SHORT TASK:
Repeat, please, only the lines from the top of the data down to the line with "min_border_right=13, min_border_top=45, min_border_bottom=65)"; include both of those lines.

GIVEN DATA:
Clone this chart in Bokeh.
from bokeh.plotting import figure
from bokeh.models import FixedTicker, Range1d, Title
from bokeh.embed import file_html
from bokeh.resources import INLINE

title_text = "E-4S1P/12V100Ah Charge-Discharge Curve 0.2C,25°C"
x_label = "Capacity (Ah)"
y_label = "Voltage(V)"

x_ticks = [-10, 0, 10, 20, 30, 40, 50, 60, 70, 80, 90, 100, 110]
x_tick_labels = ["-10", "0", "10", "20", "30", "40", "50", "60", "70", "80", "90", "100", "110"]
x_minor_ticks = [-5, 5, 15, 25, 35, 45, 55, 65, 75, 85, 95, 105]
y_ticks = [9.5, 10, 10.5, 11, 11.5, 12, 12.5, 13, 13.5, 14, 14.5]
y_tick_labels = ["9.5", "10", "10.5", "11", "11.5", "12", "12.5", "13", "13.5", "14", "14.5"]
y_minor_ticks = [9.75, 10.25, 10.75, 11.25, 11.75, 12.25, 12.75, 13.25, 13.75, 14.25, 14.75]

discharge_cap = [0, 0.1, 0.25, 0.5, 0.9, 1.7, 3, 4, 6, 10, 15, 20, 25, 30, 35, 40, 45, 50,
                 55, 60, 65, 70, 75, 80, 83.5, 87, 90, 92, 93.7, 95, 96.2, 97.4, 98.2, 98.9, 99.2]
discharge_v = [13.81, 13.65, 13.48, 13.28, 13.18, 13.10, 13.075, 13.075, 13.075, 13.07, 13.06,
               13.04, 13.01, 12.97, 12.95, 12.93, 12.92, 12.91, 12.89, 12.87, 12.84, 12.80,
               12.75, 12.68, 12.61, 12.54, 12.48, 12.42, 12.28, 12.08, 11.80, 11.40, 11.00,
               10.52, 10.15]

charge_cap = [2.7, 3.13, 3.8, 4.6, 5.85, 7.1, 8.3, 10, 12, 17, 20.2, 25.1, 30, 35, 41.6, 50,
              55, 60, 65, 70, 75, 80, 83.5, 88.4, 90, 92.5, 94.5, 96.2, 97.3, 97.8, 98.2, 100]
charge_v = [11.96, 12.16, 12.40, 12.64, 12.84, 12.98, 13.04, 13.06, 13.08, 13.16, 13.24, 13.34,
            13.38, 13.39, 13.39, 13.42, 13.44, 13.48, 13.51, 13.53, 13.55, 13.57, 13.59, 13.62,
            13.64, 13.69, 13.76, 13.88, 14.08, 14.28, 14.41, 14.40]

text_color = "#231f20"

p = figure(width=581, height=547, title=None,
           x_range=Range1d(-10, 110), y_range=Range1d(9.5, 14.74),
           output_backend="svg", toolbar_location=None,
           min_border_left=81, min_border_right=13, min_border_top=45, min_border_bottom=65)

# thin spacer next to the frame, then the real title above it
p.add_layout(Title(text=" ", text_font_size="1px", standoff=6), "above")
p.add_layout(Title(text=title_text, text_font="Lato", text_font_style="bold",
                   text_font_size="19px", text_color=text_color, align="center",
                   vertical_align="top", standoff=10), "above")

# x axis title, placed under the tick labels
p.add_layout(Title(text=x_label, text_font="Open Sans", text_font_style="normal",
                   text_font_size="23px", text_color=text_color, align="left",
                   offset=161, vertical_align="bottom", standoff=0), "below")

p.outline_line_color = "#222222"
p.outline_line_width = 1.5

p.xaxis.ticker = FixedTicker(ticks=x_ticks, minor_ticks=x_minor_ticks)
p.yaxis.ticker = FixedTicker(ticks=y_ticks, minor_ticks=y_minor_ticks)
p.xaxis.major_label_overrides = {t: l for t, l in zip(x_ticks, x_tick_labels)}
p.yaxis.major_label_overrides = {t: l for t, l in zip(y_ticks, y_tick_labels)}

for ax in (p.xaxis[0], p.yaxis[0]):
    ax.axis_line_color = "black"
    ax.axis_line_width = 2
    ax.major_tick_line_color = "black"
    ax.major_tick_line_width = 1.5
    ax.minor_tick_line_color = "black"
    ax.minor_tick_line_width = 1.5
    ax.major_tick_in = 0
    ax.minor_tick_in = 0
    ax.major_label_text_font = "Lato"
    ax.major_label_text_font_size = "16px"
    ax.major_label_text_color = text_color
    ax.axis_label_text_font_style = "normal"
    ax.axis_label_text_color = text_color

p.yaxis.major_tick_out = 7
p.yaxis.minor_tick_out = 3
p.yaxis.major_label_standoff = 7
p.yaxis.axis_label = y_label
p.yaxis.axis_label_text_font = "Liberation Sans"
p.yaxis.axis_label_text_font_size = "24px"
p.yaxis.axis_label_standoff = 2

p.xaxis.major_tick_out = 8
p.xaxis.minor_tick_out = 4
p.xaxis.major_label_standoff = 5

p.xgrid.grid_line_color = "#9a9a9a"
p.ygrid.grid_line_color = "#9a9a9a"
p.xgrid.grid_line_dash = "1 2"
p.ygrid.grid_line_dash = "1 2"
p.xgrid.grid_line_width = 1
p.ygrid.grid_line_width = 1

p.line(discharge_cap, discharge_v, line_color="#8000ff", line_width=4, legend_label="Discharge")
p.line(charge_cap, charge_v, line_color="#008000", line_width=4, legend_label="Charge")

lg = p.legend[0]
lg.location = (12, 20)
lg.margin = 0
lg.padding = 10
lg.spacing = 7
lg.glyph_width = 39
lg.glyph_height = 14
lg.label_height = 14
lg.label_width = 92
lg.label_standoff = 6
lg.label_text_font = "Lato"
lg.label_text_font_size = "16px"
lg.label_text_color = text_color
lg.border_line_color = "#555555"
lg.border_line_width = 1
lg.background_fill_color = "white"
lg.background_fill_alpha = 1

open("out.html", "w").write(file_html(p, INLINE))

THE OUTPUT:
Clone this chart in Bokeh.
from bokeh.plotting import figure
from bokeh.models import FixedTicker, Range1d, Title
from bokeh.embed import file_html
from bokeh.resources import INLINE

title_text = "E-4S1P/12V100Ah Charge-Discharge Curve 0.2C,25°C"
x_label = "Capacity (Ah)"
y_label = "Voltage(V)"

x_ticks = [-10, 0, 10, 20, 30, 40, 50, 60, 70, 80, 90, 100, 110]
x_tick_labels = ["-10", "0", "10", "20", "30", "40", "50", "60", "70", "80", "90", "100", "110"]
x_minor_ticks = [-5, 5, 15, 25, 35, 45, 55, 65, 75, 85, 95, 105]
y_ticks = [9.5, 10, 10.5, 11, 11.5, 12, 12.5, 13, 13.5, 14, 14.5]
y_tick_labels = ["9.5", "10", "10.5", "11", "11.5", "12", "12.5", "13", "13.5", "14", "14.5"]
y_minor_ticks = [9.75, 10.25, 10.75, 11.25, 11.75, 12.25, 12.75, 13.25, 13.75, 14.25, 14.75]

discharge_cap = [0, 0.1, 0.25, 0.5, 0.9, 1.7, 3, 4, 6, 10, 15, 20, 25, 30, 35, 40, 45, 50,
                 55, 60, 65, 70, 75, 80, 83.5, 87, 90, 92, 93.7, 95, 96.2, 97.4, 98.2, 98.9, 99.2]
discharge_v = [13.81, 13.65, 13.48, 13.28, 13.18, 13.10, 13.075, 13.075, 13.075, 13.07, 13.06,
               13.04, 13.01, 12.97, 12.95, 12.93, 12.92, 12.91, 12.89, 12.87, 12.84, 12.80,
               12.75, 12.68, 12.61, 12.54, 12.48, 12.42, 12.28, 12.08, 11.80, 11.40, 11.00,
               10.52, 10.15]

charge_cap = [2.7, 3.13, 3.8, 4.6, 5.85, 7.1, 8.3, 10, 12, 17, 20.2, 25.1, 30, 35, 41.6, 50,
              55, 60, 65, 70, 75, 80, 83.5, 88.4, 90, 92.5, 94.5, 96.2, 97.3, 97.8, 98.2, 100]
charge_v = [11.96, 12.16, 12.40, 12.64, 12.84, 12.98, 13.04, 13.06, 13.08, 13.16, 13.24, 13.34,
            13.38, 13.39, 13.39, 13.42, 13.44, 13.48, 13.51, 13.53, 13.55, 13.57, 13.59, 13.62,
            13.64, 13.69, 13.76, 13.88, 14.08, 14.28, 14.41, 14.40]

text_color = "#231f20"

p = figure(width=581, height=547, title=None,
           x_range=Range1d(-10, 110), y_range=Range1d(9.5, 14.74),
           output_backend="svg", toolbar_location=None,
           min_border_left=81, min_border_right=13, min_border_top=45, min_border_bottom=65)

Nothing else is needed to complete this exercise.